Algeria: Supporters Make Magic at England v Algeria Game

18 June 2010

Cape Town — Cape Town was alive with the spirit of the World Cup on Friday 18 June when I attended the England v Algeria game, my first match of the tournament.

Thousands of people made their way to the stadium by foot, Fifa having cordoned off many of the streets in the city centre, but the supporters were jubilant, singing and, of course, blowing their vuvuzelas in anticipation of the coming game.

I entered the stadium at 19h45 and made my way to my seat, roughly at the halfway line. Both the Algerian and English players were already on the pitch warming up for the game, practicing passing and shots at goal.

With 15 minutes to go before kickoff, the players left the field. An announcement from the big screen within the stadium started reeling off the players' names for both side, each met with cheers and vuvuzela blasts.

Anticipation was palpable when the players returned to the pitch. The noise was unbelievable and the atmosphere, electric. The playing of the national anthems silenced the crowd; many however chose to sing along. The English supporters vastly outnumbered their Algerian counterparts.

Team photographs and the coin toss followed the anthems. I took a moment to survey the stadium and fully appreciated just how big it was: a crowd of 64,000 people adamantly cheering and blowing their vuvuzelas. It was a vastly different experience witnessing it in person as opposed to watching it on TV.

The match kicked off. Within seconds I came to realise how odd it seemed to watch a match without commentary.
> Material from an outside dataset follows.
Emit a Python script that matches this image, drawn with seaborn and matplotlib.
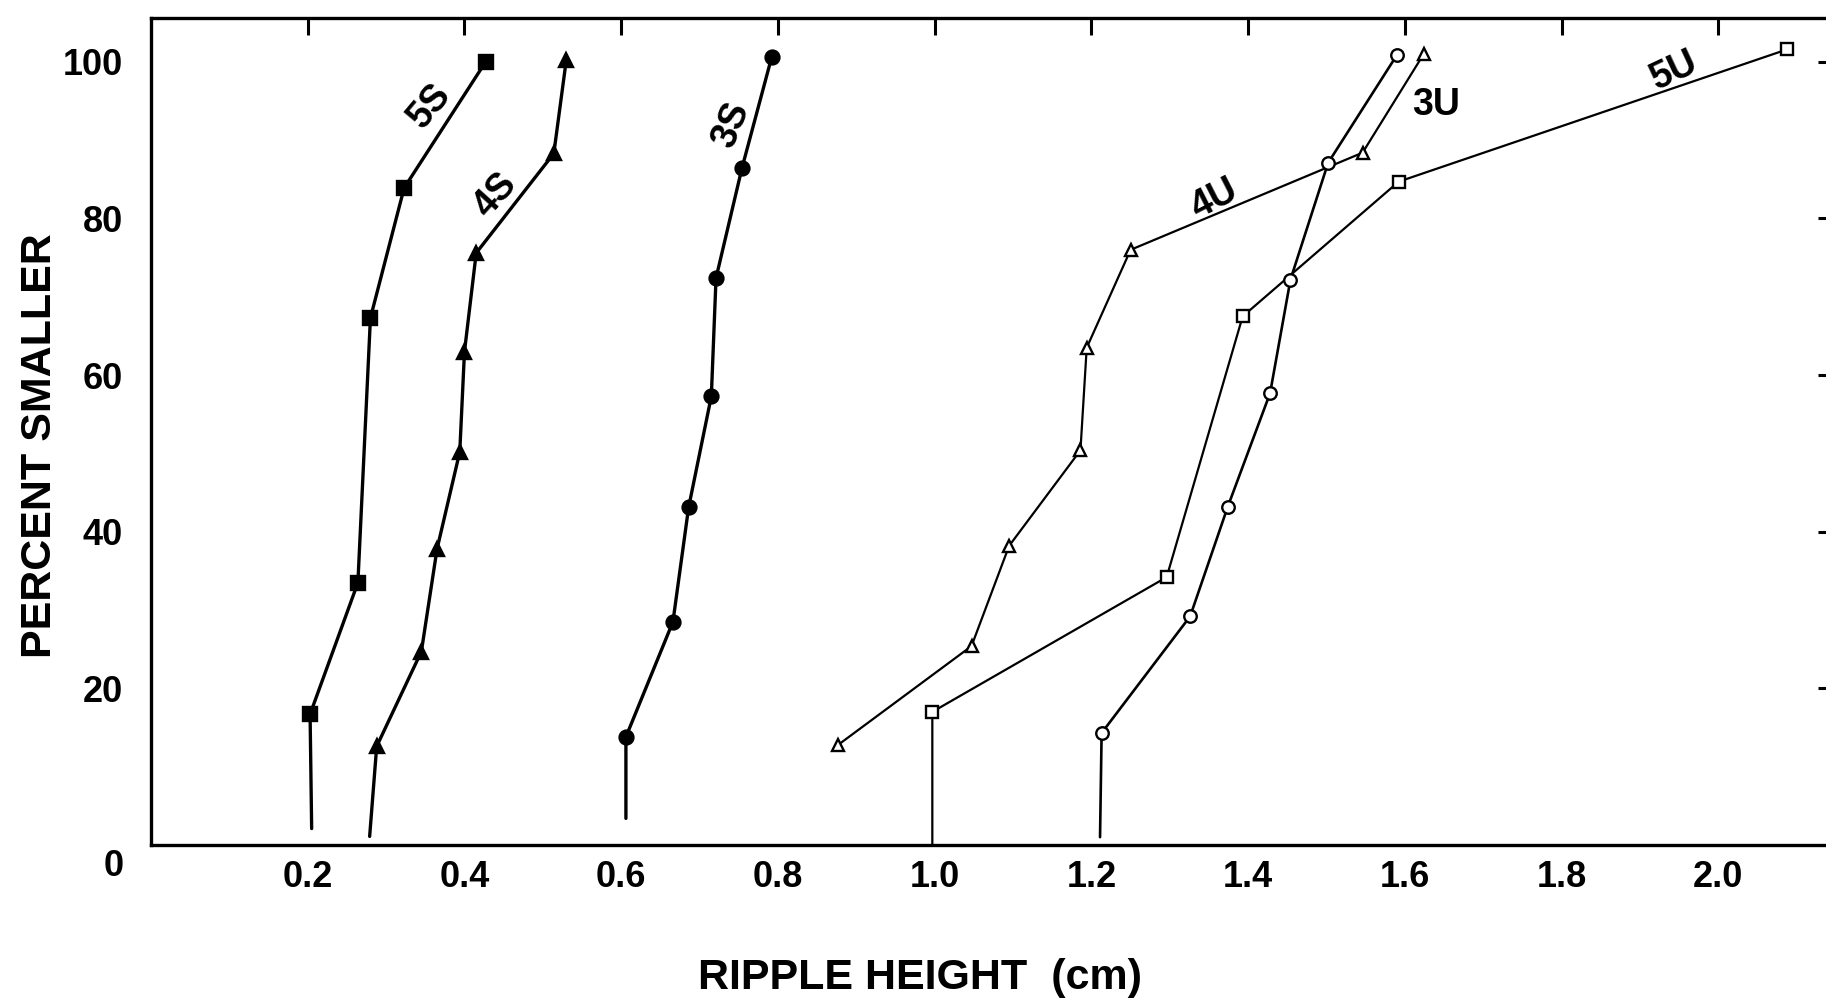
import matplotlib
matplotlib.use("Agg")
import matplotlib.pyplot as plt
import seaborn as sns
import pandas as pd

# ---------------- data ----------------
# first point of a series with a stub is the lower end of its vertical line (no marker)
s5_x = [0.205, 0.203, 0.264, 0.280, 0.323, 0.427]
s5_y = [2.1, 16.7, 33.5, 67.3, 83.9, 100.0]

s4_x = [0.279, 0.288, 0.345, 0.365, 0.394, 0.400, 0.415, 0.514, 0.530]
s4_y = [1.1, 12.6, 24.7, 37.8, 50.2, 63.0, 75.6, 88.3, 100.3]

s3_x = [0.606, 0.606, 0.666, 0.686, 0.715, 0.721, 0.754, 0.792]
s3_y = [3.4, 13.8, 28.5, 43.1, 57.3, 72.4, 86.4, 100.6]

u4_x = [0.877, 1.047, 1.095, 1.186, 1.194, 1.250, 1.546, 1.624]
u4_y = [12.8, 25.4, 38.2, 50.4, 63.5, 76.0, 88.4, 101.0]

u5_x = [0.997, 0.997, 1.296, 1.393, 1.592, 2.088]
u5_y = [0.0, 17.0, 34.2, 67.5, 84.7, 101.6]

u3_x = [1.211, 1.213, 1.326, 1.374, 1.428, 1.454, 1.502, 1.590]
u3_y = [1.0, 14.3, 29.2, 43.2, 57.7, 72.2, 87.1, 100.9]

x_ticks = [0.2, 0.4, 0.6, 0.8, 1.0, 1.2, 1.4, 1.6, 1.8, 2.0]
x_tick_labels = ["0.2", "0.4", "0.6", "0.8", "1.0", "1.2", "1.4", "1.6", "1.8", "2.0"]
y_ticks = [20, 40, 60, 80, 100]
y_tick_labels = ["20", "40", "60", "80", "100"]

series_labels = ["5S", "4S", "3S", "4U", "3U", "5U"]
label_x = [0.356, 0.439, 0.741, 1.357, 1.640, 1.944]
label_y = [94.3, 83.0, 91.9, 82.4, 94.5, 98.8]
label_rot = [50, 48, 68, 27, 0, 25]

x_label = "RIPPLE HEIGHT  (cm)"
y_label = "PERCENT SMALLER"

# ---------------- style ----------------
sns.set_theme(style="white")
plt.rcParams["font.family"] = ["Liberation Sans", "DejaVu Sans"]
plt.rcParams["font.weight"] = "bold"

W, H = 1826, 998
fig = plt.figure(figsize=(W / 100, H / 100), dpi=100)
fig.patch.set_facecolor("white")
ax = fig.add_axes([151 / W, 153 / H, (1832 - 151) / W, (845 - 18) / H])
ax.set_facecolor("white")

series = [
    (s5_x, s5_y, "s", "black", 2.4, True, 10),
    (s4_x, s4_y, "^", "black", 2.4, True, 10),
    (s3_x, s3_y, "o", "black", 2.4, True, 10),
    (u4_x, u4_y, "^", "white", 1.6, False, 9),
    (u5_x, u5_y, "s", "white", 1.6, True, 9),
    (u3_x, u3_y, "o", "white", 1.9, True, 9),
]

for xs, ys, mk, fc, lw, has_stub, ms in series:
    df = pd.DataFrame({"x": xs, "y": ys})
    start = 1 if has_stub else 0
    sns.lineplot(data=df, x="x", y="y", ax=ax, sort=False, estimator=None,
                 errorbar=None, color="black", linewidth=lw, marker=mk,
                 markersize=ms, markerfacecolor=fc, markeredgecolor="black",
                 markeredgewidth=1.7, markevery=list(range(start, len(xs))))

for txt, lx, ly, rot in zip(series_labels, label_x, label_y, label_rot):
    ax.text(lx, ly, txt, rotation=rot, rotation_mode="anchor",
            ha="center", va="center", fontsize=27, fontweight="bold", color="black")

ax.set_xlim(0, 2.145)
ax.set_ylim(0, 105.6)
ax.set_xticks(x_ticks)
ax.set_xticklabels(x_tick_labels)
ax.set_yticks(y_ticks)
ax.set_yticklabels(y_tick_labels)
ax.set_xlabel("")
ax.set_ylabel("")

ax.tick_params(axis="x", direction="in", length=12, width=2.2, top=True,
               labelsize=26, pad=11, colors="black")
ax.tick_params(axis="y", direction="in", length=10, width=2.2, right=True,
               labelsize=26, pad=20, colors="black")
for lab in ax.get_xticklabels() + ax.get_yticklabels():
    lab.set_fontweight("bold")

for sp in ax.spines.values():
    sp.set_color("black")
    sp.set_linewidth(2.4)
    sp.set_visible(True)

# origin label "0"
ax.text(-0.048, -2.8, "0", ha="center", va="center", fontsize=26,
        fontweight="bold", clip_on=False, color="black")

fig.text(920 / W, 1 - 978 / H, x_label, ha="center", va="center",
         fontsize=31, fontweight="bold", color="black")
fig.text(40 / W, 1 - 446 / H, y_label, ha="center", va="center",
         rotation=90, fontsize=31, fontweight="bold", color="black")

fig.savefig("out.png", dpi=100, facecolor="white")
The ebb and flow of the match was met with the appropriate responses from each side's supporters; cheering and groaning at attempts at goal or loss of possession.

I chose to support Algeria, and the Desert Foxes did much to counter the attacks of the English squad early in the game.

As the match continued, displays of support from the crowd became increasingly adamant as both sides were desperate for a goal. At one point, an Algerian fan managed to set off several fireworks, though he was quickly apprehended by stadium security. English supporters chose to chant and sing, unifying their voices within the stadium which seemed to reverberate off the very walls.

Halftime came and went and it started to seem more and more that the teams were evenly matched; to the point that a draw was now inevitable, however the last ten minutes saw the most amount of vuvuzela noise blaring across the stadium, fans shouting encouragement and several attempts at Mexican waves from the supporters on the balcony below me.

Many of the England supporters had come to respect the Algerian squad's style of play; a misleading and adaptive style that quickly capitalised on holes in the English defence.

However, some of the fans around me had taken to describing the match as "a game of ping-pong" as the ball never remained in the possession of either team for long. When the final whistle blew, it was met with a decisive amount of disappointment from both sides.

Still, the jubilant spirit of the supporters did not dissipate. Singing, chanting and noise continued to issue from the 64 000 as they exited the stadium and it was easy to get caught up in it all.

Watching a World Cup game live was an amazing experience but what made it truly great was not the game itself but the fans whose patriotism and powerful show of support made it an event I will never forget.